*Written problem:* Starting at the first line of the data, please print exactly those lines through the one that holds "import * as echarts from 'echarts';", omitting every picture.

*Dataset content:*
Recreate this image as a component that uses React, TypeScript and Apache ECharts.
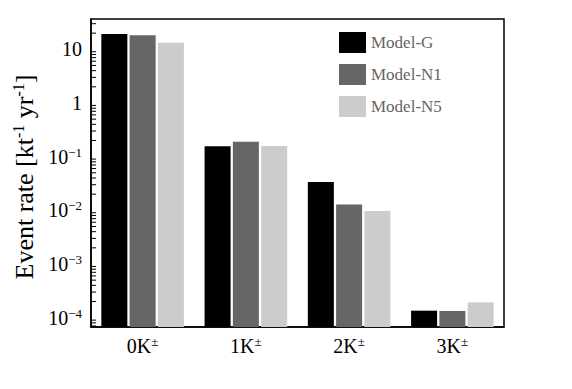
import React, { useEffect, useRef } from 'react';
import * as echarts from 'echarts';

const categories = ['0K', '1K', '2K', '3K'];
const seriesNames = ['Model-G', 'Model-N1', 'Model-N5'];
const modelG = [19.3, 0.156, 0.0337, 1.35e-4];
const modelN1 = [18.2, 0.19, 0.0128, 1.33e-4];
const modelN5 = [13.3, 0.158, 0.0097, 1.93e-4];
const seriesValues = [modelG, modelN1, modelN5];
const seriesColors = ['#000000', '#666666', '#cccccc'];
const Y_MIN = 6.7e-5;
const Y_MAX = 36.7;
const minorMultipliers = [2, 3, 4, 5, 6, 7, 8, 9];
const decades = [-5, -4, -3, -2, -1, 0, 1];

const FONT = '"Liberation Serif", "DejaVu Serif", serif';

const minorTicks: number[] = [];
decades.forEach((d) =>
  minorMultipliers.forEach((m) => {
    const v = m * Math.pow(10, d);
    if (v > Y_MIN && v < Y_MAX) minorTicks.push(v);
  })
);

export default function App() {
  const ref = useRef<HTMLDivElement>(null);
  useEffect(() => {
    document.body.style.margin = '0';
    const chart = echarts.init(ref.current!, null, { renderer: 'svg' });

    const barSeries = seriesNames.map((name, s) => ({
      name,
      type: 'custom',
      color: seriesColors[s],
      itemStyle: { color: seriesColors[s] },
      data: seriesValues[s].map((v, i) => [i, v]),
      encode: { x: 0, y: 1 },
      z: 2,
      renderItem: (params: any, api: any) => {
        const idx = api.value(0);
        const v = api.value(1);
        const top = api.coord([idx, v]);
        const base = api.coord([idx, Y_MIN]);
        const band = api.size([1, 0])[0];
        const w = band * 0.252;
        const step = band * 0.274;
        const cx = top[0] + (s - 1) * step;
        return {
          type: 'rect',
          shape: { x: cx - w / 2, y: top[1], width: w, height: base[1] - top[1] },
          style: { fill: seriesColors[s] },
        };
      },
    }));

    const rich = {
      b: { fontSize: 20, fontFamily: FONT, color: '#000', lineHeight: 22 },
      s: { fontSize: 13, fontFamily: FONT, color: '#000', lineHeight: 13, verticalAlign: 'top' },
    };

    chart.setOption({
      animation: false,
      grid: {
        left: 91,
        right: 68,
        top: 19,
        bottom: 62,
        show: true,
        borderColor: '#000',
        borderWidth: 1.5,
        backgroundColor: 'transparent',
      },
      legend: {
        data: seriesNames,
        orient: 'vertical',
        left: 334,
        top: 27,
        itemWidth: 27,
        itemHeight: 21,
        itemGap: 11,
        icon: 'rect',
        textStyle: { color: '#666', fontSize: 17, fontFamily: FONT },
      },
      xAxis: {
        type: 'category',
        data: categories,
        axisLine: { lineStyle: { color: '#000', width: 1.5 } },
        axisTick: { inside: true, length: 9, interval: 0, lineStyle: { color: '#000' } },
        axisLabel: {
          margin: 8,
          formatter: (v: string) => `{b|${v}}{s|±}`,
          rich,
        },
        splitLine: { show: false },
      },
      yAxis: {
        type: 'log',
        logBase: 10,
        min: Y_MIN,
        max: Y_MAX,
        splitNumber: 6,
        name: '{b|Event rate [kt}{s|-1}{b| yr}{s|-1}{b|]}',
        nameLocation: 'middle',
        nameGap: 53,
        nameTextStyle: {
          padding: [0, 8, 0, 0],
          rich: {
            b: { fontSize: 26, fontFamily: FONT, color: '#000', lineHeight: 28 },
            s: { fontSize: 16, fontFamily: FONT, color: '#000', lineHeight: 16, verticalAlign: 'top' },
          },
        },
        axisLine: { show: true, lineStyle: { color: '#000', width: 1.5 } },
        axisTick: { inside: true, length: 10, lineStyle: { color: '#000' } },
        splitLine: { show: false },
        axisLabel: {
          margin: 9,
          showMinLabel: false,
          showMaxLabel: false,
          formatter: (v: number) => {
            const l = Math.log10(v);
            const e = Math.round(l);
            if (Math.abs(l - e) > 1e-6) return '';
            if (e === 0) return '{b|1}';
            if (e === 1) return '{b|10}';
            return `{b|10}{s|−${-e}}`;
          },
          rich,
        },
      },
      series: [
        ...barSeries,
        {
          name: 'minorTicks',
          type: 'custom',
          silent: true,
          z: 5,
          data: minorTicks.map((v) => [0, v]),
          encode: { x: 0, y: 1 },
          renderItem: (params: any, api: any) => {
            const p = api.coord([0, api.value(1)]);
            const x0 = params.coordSys.x;
            return {
              type: 'line',
              shape: { x1: x0, y1: p[1], x2: x0 + 5, y2: p[1] },
              style: { stroke: '#000', lineWidth: 1 },
            };
          },
        },
      ],
    });
    return () => chart.dispose();
  }, []);
  return <div ref={ref} style={{ width: 572, height: 389 }} />;
}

*Response to this task:*
Recreate this image as a component that uses React, TypeScript and Apache ECharts.
import React, { useEffect, useRef } from 'react';
import * as echarts from 'echarts';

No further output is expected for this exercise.